** Begin DATA **

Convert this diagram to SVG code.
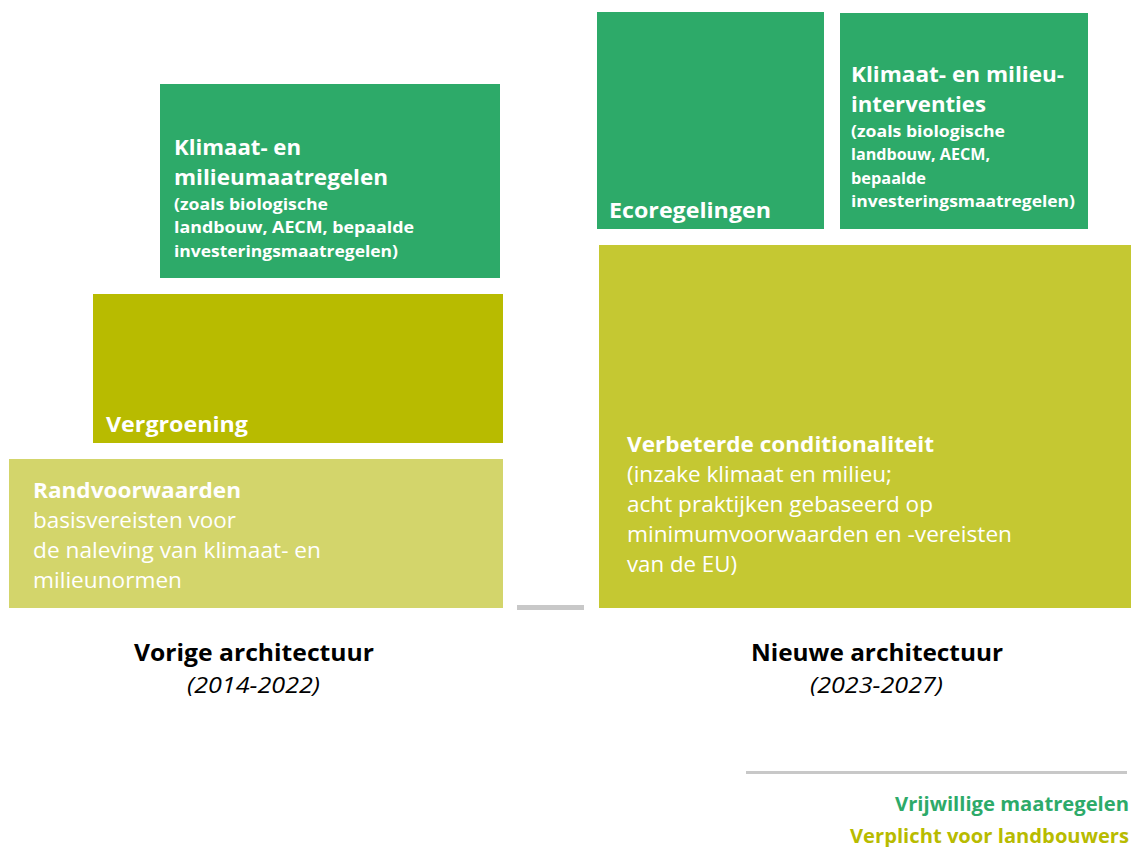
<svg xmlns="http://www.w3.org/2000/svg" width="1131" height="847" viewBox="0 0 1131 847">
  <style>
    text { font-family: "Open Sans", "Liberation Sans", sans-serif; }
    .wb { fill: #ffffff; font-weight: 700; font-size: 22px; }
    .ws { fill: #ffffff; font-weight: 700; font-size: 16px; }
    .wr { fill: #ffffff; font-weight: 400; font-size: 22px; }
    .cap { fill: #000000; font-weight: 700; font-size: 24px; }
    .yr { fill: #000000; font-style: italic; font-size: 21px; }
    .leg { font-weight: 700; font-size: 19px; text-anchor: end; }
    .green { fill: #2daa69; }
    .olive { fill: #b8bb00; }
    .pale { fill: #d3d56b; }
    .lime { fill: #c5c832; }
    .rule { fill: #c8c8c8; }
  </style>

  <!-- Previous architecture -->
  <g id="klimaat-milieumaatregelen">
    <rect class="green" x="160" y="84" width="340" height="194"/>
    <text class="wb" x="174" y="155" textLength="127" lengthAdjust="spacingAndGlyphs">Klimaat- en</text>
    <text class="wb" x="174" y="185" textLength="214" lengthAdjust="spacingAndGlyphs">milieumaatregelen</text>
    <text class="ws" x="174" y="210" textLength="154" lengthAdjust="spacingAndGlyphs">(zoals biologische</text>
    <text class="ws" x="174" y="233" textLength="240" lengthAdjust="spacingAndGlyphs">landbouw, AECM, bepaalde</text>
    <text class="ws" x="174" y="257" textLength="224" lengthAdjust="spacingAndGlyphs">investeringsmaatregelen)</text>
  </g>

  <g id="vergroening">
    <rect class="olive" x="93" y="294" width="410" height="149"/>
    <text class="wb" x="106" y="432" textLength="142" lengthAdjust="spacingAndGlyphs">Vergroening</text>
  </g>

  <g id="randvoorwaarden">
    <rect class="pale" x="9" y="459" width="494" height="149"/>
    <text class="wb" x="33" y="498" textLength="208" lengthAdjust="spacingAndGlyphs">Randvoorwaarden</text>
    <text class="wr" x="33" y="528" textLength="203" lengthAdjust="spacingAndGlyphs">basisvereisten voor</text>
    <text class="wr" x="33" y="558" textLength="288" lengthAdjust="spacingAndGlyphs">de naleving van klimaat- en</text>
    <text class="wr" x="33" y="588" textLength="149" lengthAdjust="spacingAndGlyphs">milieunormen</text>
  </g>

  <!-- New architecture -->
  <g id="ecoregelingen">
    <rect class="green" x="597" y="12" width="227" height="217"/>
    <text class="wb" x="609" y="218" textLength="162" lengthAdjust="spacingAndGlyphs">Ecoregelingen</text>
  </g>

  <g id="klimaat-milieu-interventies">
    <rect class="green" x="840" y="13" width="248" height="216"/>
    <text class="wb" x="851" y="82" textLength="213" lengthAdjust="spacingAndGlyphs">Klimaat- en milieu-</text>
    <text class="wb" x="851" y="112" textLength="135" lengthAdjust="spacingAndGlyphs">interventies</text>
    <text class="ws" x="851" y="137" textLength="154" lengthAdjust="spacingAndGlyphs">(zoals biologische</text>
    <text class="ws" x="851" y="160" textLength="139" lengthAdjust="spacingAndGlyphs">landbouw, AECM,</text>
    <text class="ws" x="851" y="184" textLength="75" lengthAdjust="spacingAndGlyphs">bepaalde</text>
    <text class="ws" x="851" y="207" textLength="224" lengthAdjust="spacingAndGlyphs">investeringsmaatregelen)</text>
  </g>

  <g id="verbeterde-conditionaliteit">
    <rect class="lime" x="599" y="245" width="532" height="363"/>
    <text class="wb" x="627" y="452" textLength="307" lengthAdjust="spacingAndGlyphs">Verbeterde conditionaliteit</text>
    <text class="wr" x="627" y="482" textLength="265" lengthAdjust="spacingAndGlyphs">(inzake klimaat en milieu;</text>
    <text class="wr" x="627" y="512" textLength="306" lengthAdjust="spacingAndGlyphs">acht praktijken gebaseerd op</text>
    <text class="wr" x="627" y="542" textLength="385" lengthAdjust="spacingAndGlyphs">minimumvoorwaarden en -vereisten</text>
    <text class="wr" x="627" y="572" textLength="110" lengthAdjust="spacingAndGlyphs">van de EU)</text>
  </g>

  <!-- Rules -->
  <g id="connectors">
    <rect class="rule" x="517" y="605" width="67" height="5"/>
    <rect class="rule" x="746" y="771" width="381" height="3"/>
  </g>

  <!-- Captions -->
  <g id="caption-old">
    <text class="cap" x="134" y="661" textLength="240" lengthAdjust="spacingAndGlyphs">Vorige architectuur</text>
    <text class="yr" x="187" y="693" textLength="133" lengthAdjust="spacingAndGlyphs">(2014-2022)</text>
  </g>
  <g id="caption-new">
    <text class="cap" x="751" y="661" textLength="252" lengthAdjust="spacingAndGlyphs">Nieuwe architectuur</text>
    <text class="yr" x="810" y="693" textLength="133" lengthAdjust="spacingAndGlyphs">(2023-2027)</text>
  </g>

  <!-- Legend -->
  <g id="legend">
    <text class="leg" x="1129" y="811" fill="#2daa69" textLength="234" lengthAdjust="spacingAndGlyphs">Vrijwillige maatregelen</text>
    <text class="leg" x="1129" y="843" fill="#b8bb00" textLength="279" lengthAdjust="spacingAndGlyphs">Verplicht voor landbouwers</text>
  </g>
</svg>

** End DATA **

Skip every picture and transcribe the data above exactly.

Convert this diagram to SVG code.
<svg xmlns="http://www.w3.org/2000/svg" width="1131" height="847" viewBox="0 0 1131 847">
  <style>
    text { font-family: "Open Sans", "Liberation Sans", sans-serif; }
    .wb { fill: #ffffff; font-weight: 700; font-size: 22px; }
    .ws { fill: #ffffff; font-weight: 700; font-size: 16px; }
    .wr { fill: #ffffff; font-weight: 400; font-size: 22px; }
    .cap { fill: #000000; font-weight: 700; font-size: 24px; }
    .yr { fill: #000000; font-style: italic; font-size: 21px; }
    .leg { font-weight: 700; font-size: 19px; text-anchor: end; }
    .green { fill: #2daa69; }
    .olive { fill: #b8bb00; }
    .pale { fill: #d3d56b; }
    .lime { fill: #c5c832; }
    .rule { fill: #c8c8c8; }
  </style>

  <!-- Previous architecture -->
  <g id="klimaat-milieumaatregelen">
    <rect class="green" x="160" y="84" width="340" height="194"/>
    <text class="wb" x="174" y="155" textLength="127" lengthAdjust="spacingAndGlyphs">Klimaat- en</text>
    <text class="wb" x="174" y="185" textLength="214" lengthAdjust="spacingAndGlyphs">milieumaatregelen</text>
    <text class="ws" x="174" y="210" textLength="154" lengthAdjust="spacingAndGlyphs">(zoals biologische</text>
    <text class="ws" x="174" y="233" textLength="240" lengthAdjust="spacingAndGlyphs">landbouw, AECM, bepaalde</text>
    <text class="ws" x="174" y="257" textLength="224" lengthAdjust="spacingAndGlyphs">investeringsmaatregelen)</text>
  </g>

  <g id="vergroening">
    <rect class="olive" x="93" y="294" width="410" height="149"/>
    <text class="wb" x="106" y="432" textLength="142" lengthAdjust="spacingAndGlyphs">Vergroening</text>
  </g>

  <g id="randvoorwaarden">
    <rect class="pale" x="9" y="459" width="494" height="149"/>
    <text class="wb" x="33" y="498" textLength="208" lengthAdjust="spacingAndGlyphs">Randvoorwaarden</text>
    <text class="wr" x="33" y="528" textLength="203" lengthAdjust="spacingAndGlyphs">basisvereisten voor</text>
    <text class="wr" x="33" y="558" textLength="288" lengthAdjust="spacingAndGlyphs">de naleving van klimaat- en</text>
    <text class="wr" x="33" y="588" textLength="149" lengthAdjust="spacingAndGlyphs">milieunormen</text>
  </g>

  <!-- New architecture -->
  <g id="ecoregelingen">
    <rect class="green" x="597" y="12" width="227" height="217"/>
    <text class="wb" x="609" y="218" textLength="162" lengthAdjust="spacingAndGlyphs">Ecoregelingen</text>
  </g>

  <g id="klimaat-milieu-interventies">
    <rect class="green" x="840" y="13" width="248" height="216"/>
    <text class="wb" x="851" y="82" textLength="213" lengthAdjust="spacingAndGlyphs">Klimaat- en milieu-</text>
    <text class="wb" x="851" y="112" textLength="135" lengthAdjust="spacingAndGlyphs">interventies</text>
    <text class="ws" x="851" y="137" textLength="154" lengthAdjust="spacingAndGlyphs">(zoals biologische</text>
    <text class="ws" x="851" y="160" textLength="139" lengthAdjust="spacingAndGlyphs">landbouw, AECM,</text>
    <text class="ws" x="851" y="184" textLength="75" lengthAdjust="spacingAndGlyphs">bepaalde</text>
    <text class="ws" x="851" y="207" textLength="224" lengthAdjust="spacingAndGlyphs">investeringsmaatregelen)</text>
  </g>

  <g id="verbeterde-conditionaliteit">
    <rect class="lime" x="599" y="245" width="532" height="363"/>
    <text class="wb" x="627" y="452" textLength="307" lengthAdjust="spacingAndGlyphs">Verbeterde conditionaliteit</text>
    <text class="wr" x="627" y="482" textLength="265" lengthAdjust="spacingAndGlyphs">(inzake klimaat en milieu;</text>
    <text class="wr" x="627" y="512" textLength="306" lengthAdjust="spacingAndGlyphs">acht praktijken gebaseerd op</text>
    <text class="wr" x="627" y="542" textLength="385" lengthAdjust="spacingAndGlyphs">minimumvoorwaarden en -vereisten</text>
    <text class="wr" x="627" y="572" textLength="110" lengthAdjust="spacingAndGlyphs">van de EU)</text>
  </g>

  <!-- Rules -->
  <g id="connectors">
    <rect class="rule" x="517" y="605" width="67" height="5"/>
    <rect class="rule" x="746" y="771" width="381" height="3"/>
  </g>

  <!-- Captions -->
  <g id="caption-old">
    <text class="cap" x="134" y="661" textLength="240" lengthAdjust="spacingAndGlyphs">Vorige architectuur</text>
    <text class="yr" x="187" y="693" textLength="133" lengthAdjust="spacingAndGlyphs">(2014-2022)</text>
  </g>
  <g id="caption-new">
    <text class="cap" x="751" y="661" textLength="252" lengthAdjust="spacingAndGlyphs">Nieuwe architectuur</text>
    <text class="yr" x="810" y="693" textLength="133" lengthAdjust="spacingAndGlyphs">(2023-2027)</text>
  </g>

  <!-- Legend -->
  <g id="legend">
    <text class="leg" x="1129" y="811" fill="#2daa69" textLength="234" lengthAdjust="spacingAndGlyphs">Vrijwillige maatregelen</text>
    <text class="leg" x="1129" y="843" fill="#b8bb00" textLength="279" lengthAdjust="spacingAndGlyphs">Verplicht voor landbouwers</text>
  </g>
</svg>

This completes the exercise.